Today, the laws and systems governing how cases involving a child’s well-being are handled vary from state to state. But that could all soon change with the establishment of a new center at the Law School, which officials say will overhaul the way child advocacy operates in this country.
The University’s National Quality Improvement Center on the Representation of Children in the Child Welfare System was created after the Law School received a $5 million grant from the U.S. Children’s Bureau of Health and Human Services.
The new center will focus on reconstructing, improving and standardizing child advocacy programs nationwide.

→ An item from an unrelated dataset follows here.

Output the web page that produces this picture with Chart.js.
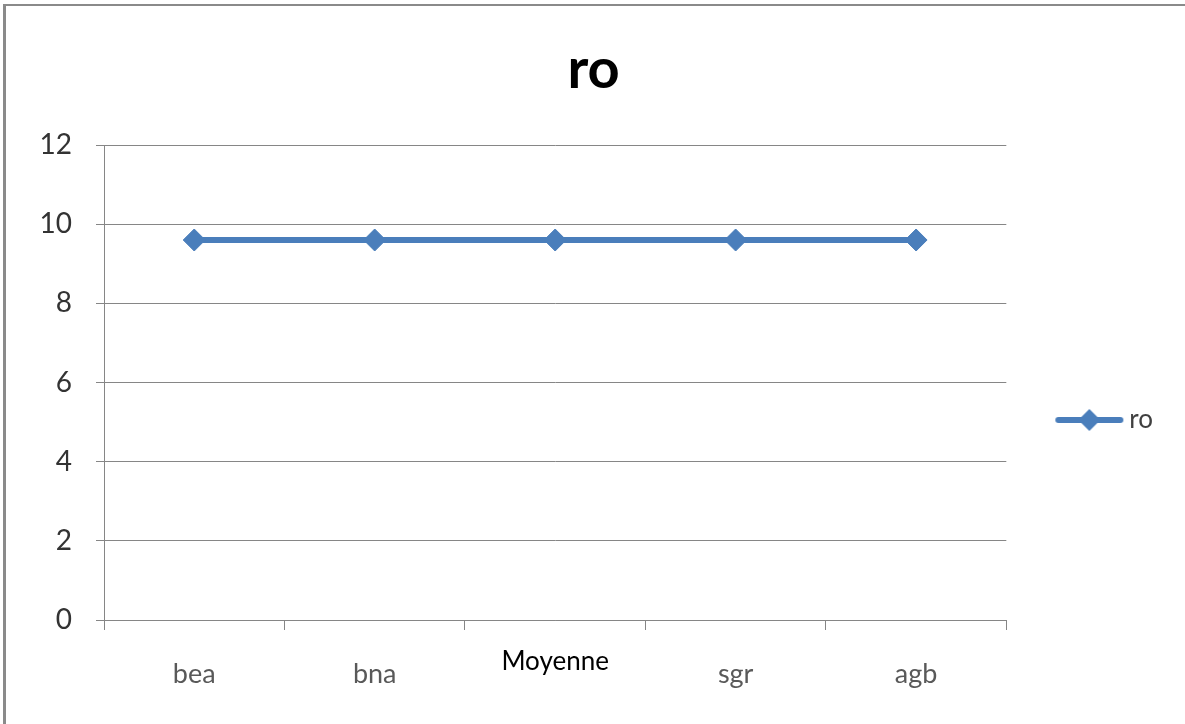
<!DOCTYPE html>
<html>
<head>
<meta charset="utf-8">
<script src="https://cdn.jsdelivr.net/npm/chart.js@4/dist/chart.umd.min.js"></script>
<style>
  html, body { margin: 0; padding: 0; background: #fff; overflow: hidden; }
  #frame { position: absolute; left: 3px; top: 4px; width: 1300px; height: 800px;
           border-left: 3px solid #8a8a8a; border-top: 2px solid #8a8a8a; }
  #roChart { position: absolute; left: 0; top: 0; }
</style>
</head>
<body>
<div id="frame"></div>
<canvas id="roChart" width="1185" height="724"></canvas>
<script>
var categories = ['bea', 'bna', 'Moyenne', 'sgr', 'agb'];
var roValues = [9.6, 9.6, 9.6, 9.6, 9.6];
var yTicks = [0, 2, 4, 6, 8, 10, 12];

var blue = '#4a7ebb';
var gridGray = '#868686';

// icone de legende : trait + losange (marge transparente a gauche)
var legendIcon = document.createElement('canvas');
legendIcon.width = 118;
legendIcon.height = 26;
var ic = legendIcon.getContext('2d');
ic.strokeStyle = blue;
ic.lineWidth = 6;
ic.lineCap = 'round';
ic.beginPath();
ic.moveTo(51, 13);
ic.lineTo(113, 13);
ic.stroke();
ic.fillStyle = blue;
ic.beginPath();
ic.moveTo(82 - 11, 13);
ic.lineTo(82, 2);
ic.lineTo(82 + 11, 13);
ic.lineTo(82, 24);
ic.closePath();
ic.fill();

var ctx = document.getElementById('roChart').getContext('2d');

var roChart = new Chart(ctx, {
    type: 'line',
    data: {
        labels: categories,
        datasets: [{
            label: 'ro',
            data: roValues,
            borderColor: blue,
            backgroundColor: blue,
            borderWidth: 6,
            pointStyle: 'rectRot',
            pointRadius: 11,
            pointHoverRadius: 11,
            pointBorderWidth: 1,
            pointBackgroundColor: blue,
            pointBorderColor: blue,
            tension: 0
        }]
    },
    options: {
        responsive: false,
        animation: false,
        layout: {
            padding: { left: 24, right: 22, top: 0, bottom: 0 }
        },
        plugins: {
            title: {
                display: true,
                text: 'ro',
                color: '#000',
                font: { family: 'Lato', size: 56, weight: 'bold', lineHeight: 1 },
                padding: { top: 42, bottom: 47 }
            },
            legend: {
                position: 'right',
                title: {
                    display: true,
                    text: ' ',
                    font: { size: 12, lineHeight: 1 },
                    padding: { top: 104, bottom: 0 }
                },
                labels: {
                    usePointStyle: true,
                    pointStyleWidth: 100,
                    color: '#404040',
                    font: { family: 'Lato', size: 26 },
                    padding: 10,
                    generateLabels: function(chart) {
                        var items = Chart.defaults.plugins.legend.labels.generateLabels(chart);
                        items.forEach(function(it) { it.pointStyle = legendIcon; });
                        return items;
                    }
                }
            },
            tooltip: { enabled: false }
        },
        scales: {
            x: {
                offset: true,
                grid: {
                    offset: true,
                    drawOnChartArea: false,
                    drawTicks: true,
                    tickLength: 10,
                    color: gridGray
                },
                border: { color: gridGray, width: 1 },
                ticks: {
                    padding: 20,
                    color: function(c) { return c.index === 2 ? '#000' : '#595959'; },
                    font: function(c) {
                        return c.index === 2
                            ? { family: 'Lato', size: 26, lineHeight: 0.92 }
                            : { family: 'Lato', size: 27, lineHeight: 1.78 };
                    }
                },
                afterFit: function(s) { s.height = 104; }
            },
            y: {
                min: 0,
                max: 12,
                afterBuildTicks: function(s) {
                    s.ticks = yTicks.map(function(v) { return { value: v }; });
                },
                grid: {
                    color: gridGray,
                    tickLength: 8
                },
                border: { color: gridGray, width: 1 },
                ticks: {
                    padding: 24,
                    color: '#333333',
                    font: { family: 'Lato', size: 28 }
                },
                afterFit: function(s) { s.width = 80; }
            }
        }
    }
});
</script>
</body>
</html>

Don Duquette, a clinical professor of law at the University and director of the Law School’s Child Advocacy Clinic, will lead the new center, which will partner with the American Bar Association, National Association of Counsel for Children and KidsVoice — a child advocacy group.

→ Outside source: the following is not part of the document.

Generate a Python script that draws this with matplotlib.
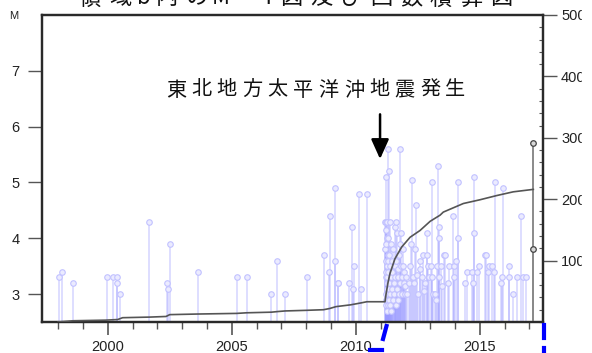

Duquette and two other professors will work at the center and focus on the entire child welfare system, including all public and private services that protect children from abuse and neglect — like psychologists, counselors and Child Protective Services.
Duquette said the center will act as a pioneer in the field, which until now has not had widely accepted norms.
“For the field it’s quite exciting,” he said. “I am really excited about this project.”
The center will analyze the outcomes of each kind of case and assess the difference in standards across states, with the goal of finding what is most effective and best for children.
Currently, in some states, like Washington, a guardian who is not a lawyer must be appointed to each child under 12 years of age to work with the child’s attorney, Duquette said. However, this is not necessarily true for cases in Michigan and other states.
In each case, attorneys and guardians want the child protected, but it’s difficult to balance competing interests, Duquette said. Sometimes a child is taken from a home for too long and is hurt that way. Other times, the child is left in a home where abuse or neglect is still present.
“There is a huge division and not a general consensus,” Duquette said. “We are going to want to tease out what differences there are in one of these cases versus the others.”
The project’s end goal is to come to a conclusion about the most effective means of balancing these competing interests.
Duquette explained they hope to accomplish this by meeting three goals of the grant.
First, they plan to change the structure of the child advocacy system across the country. Second, the research team will look into the discipline and standardization of child advocacy law and, finally, categorize and publish the empirical data found in their clinical trials.
“This project will allow us to be creative in designing models of child advocacy that seem promising and then to run demonstration projects that will research what actions by the child’s advocate contribute to desired outcomes,” Duquette said. “This has never been done before and empirical research on the effectiveness of legal representation is very rare.”